The Start/Stop button can be an important accessibility feature for people who have a difficult time using the foot pedal. But it can do a lot more than that. Your Start/Stop button can:
- Give you precise and even decorative stitches
- Simplify free motion work
- Work in conjunction with the speed control to provide exact speed
Check out this video for more tips and tricks using this useful and underrated feature.
For most sewing machines, when you stop sewing, the needle defaults to the “up” position. But there are times when you want the needle to stay in the fabric. Some of these times include:
- Working with slippery fabrics
- Sewing multiple layers
- If you’re planning to pivot the fabric
The Janome DC2014 has a button that lets you set the default needle position to either up or down. Here’s how it works:
The Janome DC2014 has a library of 50 built-in stitches. Many machines have more, but plenty have fewer. The important thing is that all of the most useful stitches are there: straight stitch, zigzag, a few stretching stitches, and plenty of decorative stitches to have fun with.
One of the major differences we saw between the Janome 8077 and the Janome DC2014 was the accessories pack.
While the former model offered a very modest three presser feet, the DC2014 comes with eight presser feet, a quilting guide, and a few more tidbits. It also comes with a hard case, which, again, isn’t a dealbreaker for us. At the same time, if you’re going to spend that much money on a sewing machine, you’re going to want to protect your investment.
What About the Competition? Janome DC2014 Alternatives
The Janome DC2014 is an excellent machine. But there are others that might suit your needs better.
The Janome C30 is slightly simpler than the DC2014. It has 30 stitches rather than 50, and a single one-step buttonhole. It also lacks a start/stop button and a speed control slider.
On the other hand, it’s about half the price of the DC2014. If you really want a Janome sewing machine, but the price of the DC2014 is giving you pause, the C30 might be a good option.
On the opposite end of the spectrum, the Janome 4120QDC is a feature-rich computerized sewing machine aimed at quilters.
The 4120QDC has 120 built-in stitches, 7 one-step buttonholes, and English, European and Cyrillic alphanumeric fonts.
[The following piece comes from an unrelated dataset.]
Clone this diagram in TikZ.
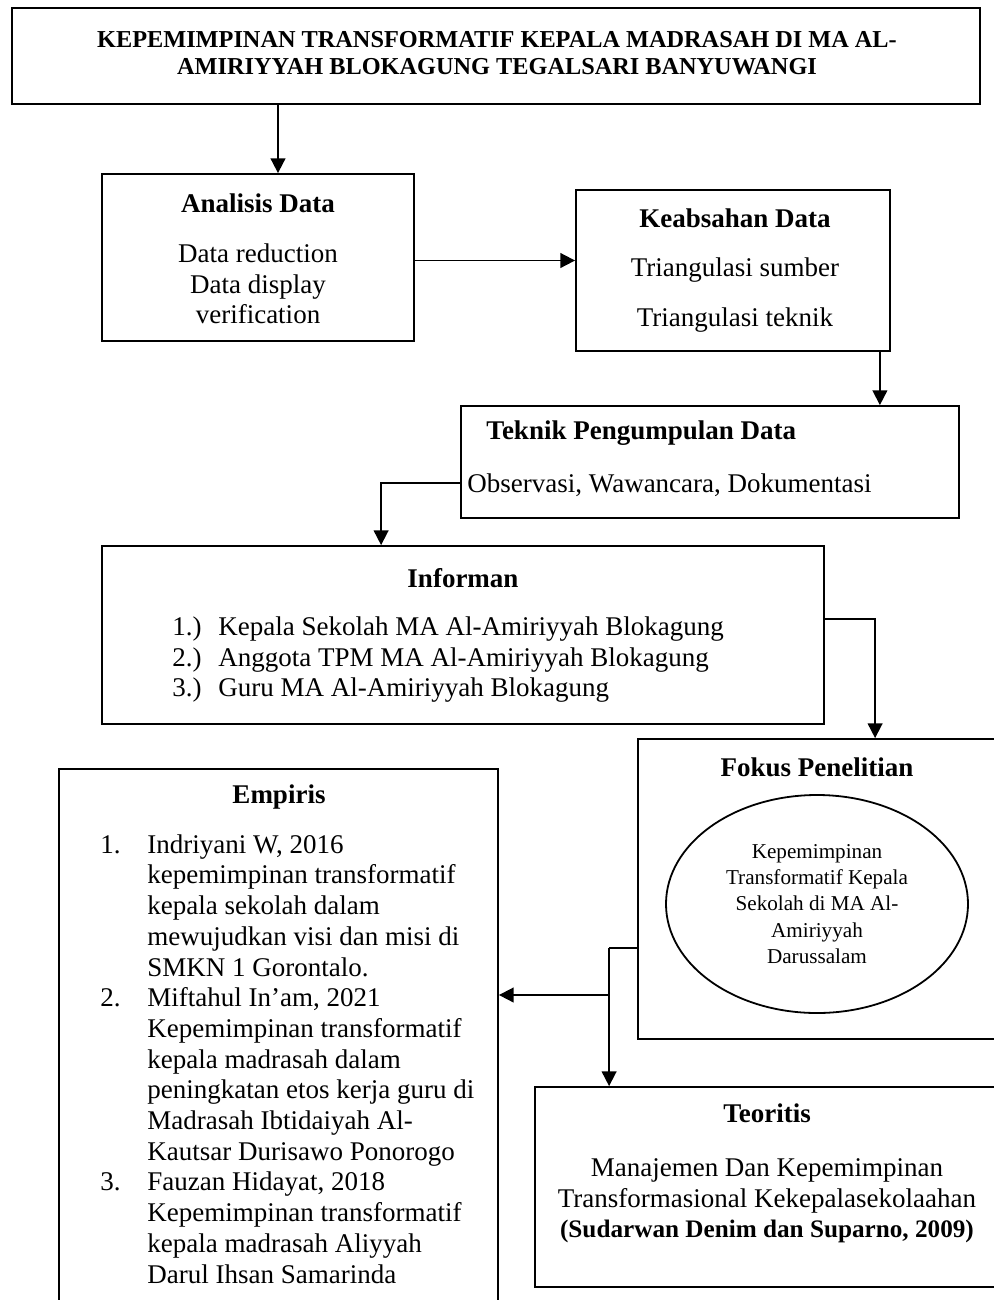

On top of this, the 4120QDC has twin needle capabilities and stitch memory, so you can create and store your own sequences of stitches.
You might expect this to be a very expensive machine, and it’s not cheap. However, the price can vary considerably, depending on your retailer. If you do your research you might find quite a bargain.
Brother CS5055PW “Project Runway”
The Brother CS5055PW is one of the line of Brother sewing machines inspired by the show “Project Runway.” Each member of the line is a little bit different. The CS5055PW is one of the lower-end models, and is very similar to the Janome DC2014.
It has 50 built-in stitches, five one-step automatic buttonholes, and a clear, easy-to-understand stitch map. It also comes with a diverse selection of useful presser feet and other accessories. It’s also lightweight — just over 14 pounds — so you can take it anywhere.
If you like the looks and functionality of the Janome DC2014, but the Janome is out of your price range, this could be a good substitute.
The Final Analysis
The Janome DC2014 is a versatile, high quality all-purpose sewing machine with all of the features a home sewist needs. It comes with a decent accessories pack, and users seem almost universally pleased with its durability, performance, and stitch quality.
At the same time, it’s expensive–prohibitively so, I suspect, for many sewists. Is it worth it?
For the right customer, I’d say yes. For someone who will be sewing a long time into the future, a well-built machine like the DC2014 would be a good investment. On the other hand, someone who isn’t sure if they enjoy sewing, and is interested in trying it out, the price tag may be a bit of an obstacle.